What is expected –
Each line from the top of the listing through the one holding "pancreas_fliers = [[26.4, 26.8, 27.2, 27.6, 27.9, 37.3], [], []]" should be restated word for word, with nothing added and no pictures.

Data block –
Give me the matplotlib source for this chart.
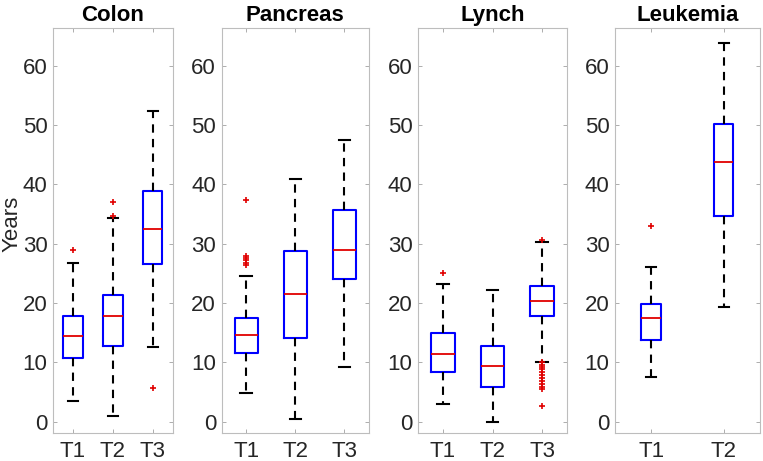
import matplotlib
matplotlib.use('Agg')
import matplotlib.pyplot as plt

plt.rcParams['font.family'] = ['Liberation Sans', 'DejaVu Sans']

# group names per panel
titles = ['Colon', 'Pancreas', 'Lynch', 'Leukemia']
labels = [['T1', 'T2', 'T3'], ['T1', 'T2', 'T3'], ['T1', 'T2', 'T3'], ['T1', 'T2']]

# box statistics: low whisker, q1, median, q3, high whisker
colon_stats = [[3.5, 10.8, 14.4, 17.8, 26.8],
               [0.9, 12.7, 17.8, 21.4, 34.3],
               [12.5, 26.5, 32.5, 38.8, 52.4]]
colon_fliers = [[29.0], [34.6, 37.0], [5.7]]

pancreas_stats = [[4.8, 11.6, 14.6, 17.5, 24.6],
                  [0.4, 14.1, 21.5, 28.7, 40.9],
                  [9.2, 24.0, 29.0, 35.7, 47.4]]
pancreas_fliers = [[26.4, 26.8, 27.2, 27.6, 27.9, 37.3], [], []]

lynch_stats = [[3.0, 8.4, 11.4, 15.0, 23.2],
               [0.0, 5.9, 9.4, 12.7, 22.1],
               [10.1, 17.8, 20.3, 22.9, 30.3]]
lynch_fliers = [[25.1], [],
                [30.6, 10.0, 9.6, 9.2, 8.8, 8.3, 7.8, 7.3, 6.9, 6.4, 5.9, 5.5, 2.6]]

leukemia_stats = [[7.5, 13.8, 17.4, 19.8, 26.1],
                  [19.4, 34.7, 43.7, 50.1, 63.8]]
leukemia_fliers = [[33.0], []]

all_stats = [colon_stats, pancreas_stats, lynch_stats, leukemia_stats]
all_fliers = [colon_fliers, pancreas_fliers, lynch_fliers, leukemia_fliers]

# axes rectangles in figure fractions (left, bottom, width, height)
rects = [[0.0695, 0.061, 0.157, 0.879],
         [0.2905, 0.061, 0.193, 0.879],
         [0.548, 0.061, 0.195, 0.879],
         [0.806, 0.061, 0.190, 0.879]]
box_w = [0.48, 0.47, 0.47, 0.27]

fig = plt.figure(figsize=(7.63, 4.61), dpi=100)

for i in range(4):
    ax = fig.add_axes(rects[i])
    stats = []
    for s, f in zip(all_stats[i], all_fliers[i]):
        stats.append(dict(whislo=s[0], q1=s[1], med=s[2], q3=s[3], whishi=s[4], fliers=f))
    ax.bxp(stats, widths=box_w[i], showfliers=True,
           boxprops=dict(color='#0000ff', linewidth=1.5),
           medianprops=dict(color='#e00000', linewidth=1.3),
           whiskerprops=dict(color='black', linestyle=(0, (4, 3)), linewidth=1.5),
           capprops=dict(color='black', linewidth=1.5),
           flierprops=dict(marker='+', markeredgecolor='#e00000', markersize=4, markeredgewidth=1.2))
    ax.set_xlim(0.5, len(labels[i]) + 0.5)
    ax.set_ylim(-1.9, 66.4)
    ax.set_yticks([0, 10, 20, 30, 40, 50, 60])
    ax.set_xticks(range(1, len(labels[i]) + 1))
    ax.set_xticklabels(labels[i])
    ax.tick_params(direction='in', top=True, right=True, length=3, width=0.6,
                   color='#a0a0a0', labelsize=16, labelcolor='#262626', pad=4)
    ax.tick_params(axis='x', pad=6)
    for sp in ax.spines.values():
        sp.set_color('#bdbdbd')
        sp.set_linewidth(0.8)
    ax.set_title(titles[i], fontsize=16, fontweight='bold', pad=5)
    if i == 0:
        ax.set_ylabel('Years', fontsize=16, color='#262626')
        ax.yaxis.set_label_coords(-0.255, 0.517)

fig.savefig('out.png', dpi=100)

Finished answer –
Give me the matplotlib source for this chart.
import matplotlib
matplotlib.use('Agg')
import matplotlib.pyplot as plt

plt.rcParams['font.family'] = ['Liberation Sans', 'DejaVu Sans']

# group names per panel
titles = ['Colon', 'Pancreas', 'Lynch', 'Leukemia']
labels = [['T1', 'T2', 'T3'], ['T1', 'T2', 'T3'], ['T1', 'T2', 'T3'], ['T1', 'T2']]

# box statistics: low whisker, q1, median, q3, high whisker
colon_stats = [[3.5, 10.8, 14.4, 17.8, 26.8],
               [0.9, 12.7, 17.8, 21.4, 34.3],
               [12.5, 26.5, 32.5, 38.8, 52.4]]
colon_fliers = [[29.0], [34.6, 37.0], [5.7]]

pancreas_stats = [[4.8, 11.6, 14.6, 17.5, 24.6],
                  [0.4, 14.1, 21.5, 28.7, 40.9],
                  [9.2, 24.0, 29.0, 35.7, 47.4]]
pancreas_fliers = [[26.4, 26.8, 27.2, 27.6, 27.9, 37.3], [], []]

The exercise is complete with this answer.